Holding: In a dismissal, the Court said the Oklahoma judgment was not a final state-court decision and therefore it could not review the gas company's constitutional claims at this time.

Real World Impact:
  • Delays federal review of state gas-production orders pending final state proceedings.
  • Keeps state regulators in control of local gas disputes until state process finishes.
  • Saves the company's constitutional claims for possible later federal review.
Topics: oil and gas regulation, state agency power, appeals timing, property rights

Summary

Background

Republic Natural Gas Company, a Delaware firm, drilled many wells in the Hugoton field; Peerless Oil and Gas completed one isolated well in Oklahoma with no market or pipeline. Peerless asked the Oklahoma Corporation Commission to stop Republic from draining its gas and ordered Republic to take Peerless’ gas ratably, connect a pipeline, or shut down. The Commission ordered Republic to take the gas and to allow connection; terms and price were to be agreed or fixed later.
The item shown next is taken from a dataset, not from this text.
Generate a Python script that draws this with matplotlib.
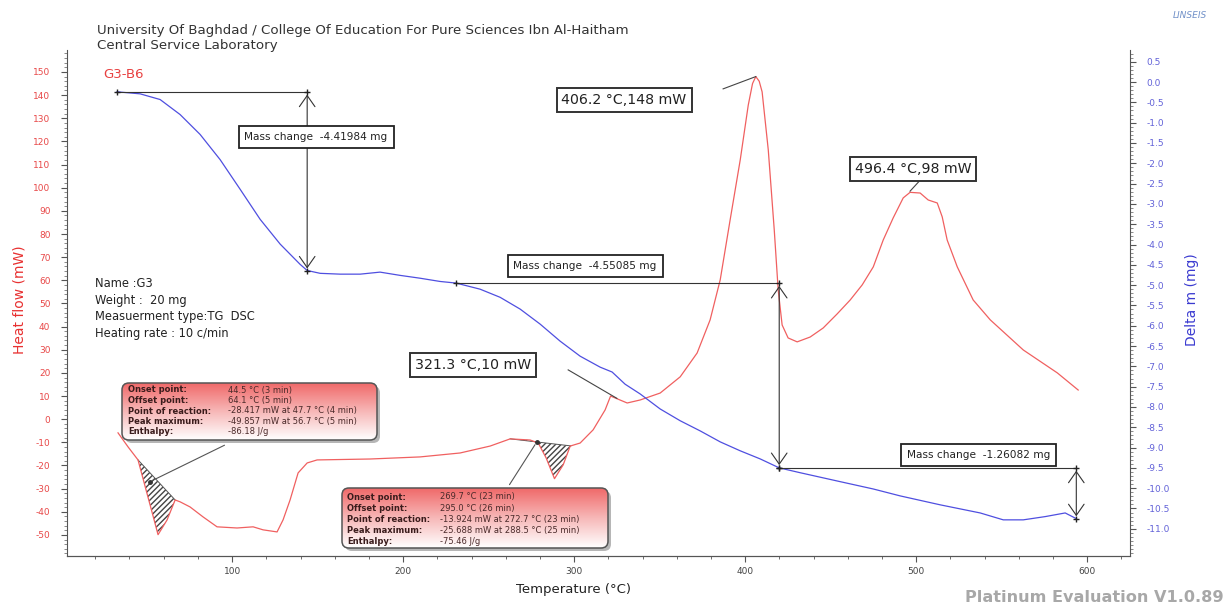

The Oklahoma Supreme Court upheld the order. Republic appealed to the U.S. Supreme Court, arguing the order violated due process and equal protection.

Reasoning

The central procedural question was whether the U.S. Supreme Court could review the state ruling now. The majority relied on the rule that federal review follows a final state-court judgment. Because the Commission’s order left important matters unresolved — such as the terms, price, and potential additional orders — the majority concluded the state judgment was not final and might generate more federal questions. To avoid premature and fragmentary constitutional rulings, the Court dismissed the appeal without deciding the merits. The Court preserved Republic’s constitutional objections for later review.

Real world impact

The decision keeps this dispute in Oklahoma’s administrative and judicial process for now, so state regulators and courts will settle pipeline connections and pricing before the federal courts intervene. Companies in similar situations cannot force immediate Supreme Court review when state proceedings leave key terms undecided. The dismissal does not resolve the constitutional claims on their merits.

Dissents or concurrances

Justice Rutledge dissented, arguing the state judgment was final and urging the Supreme Court to decide and would have affirmed the state order; Justice Douglas wrote separately emphasizing prudence in timing appeals.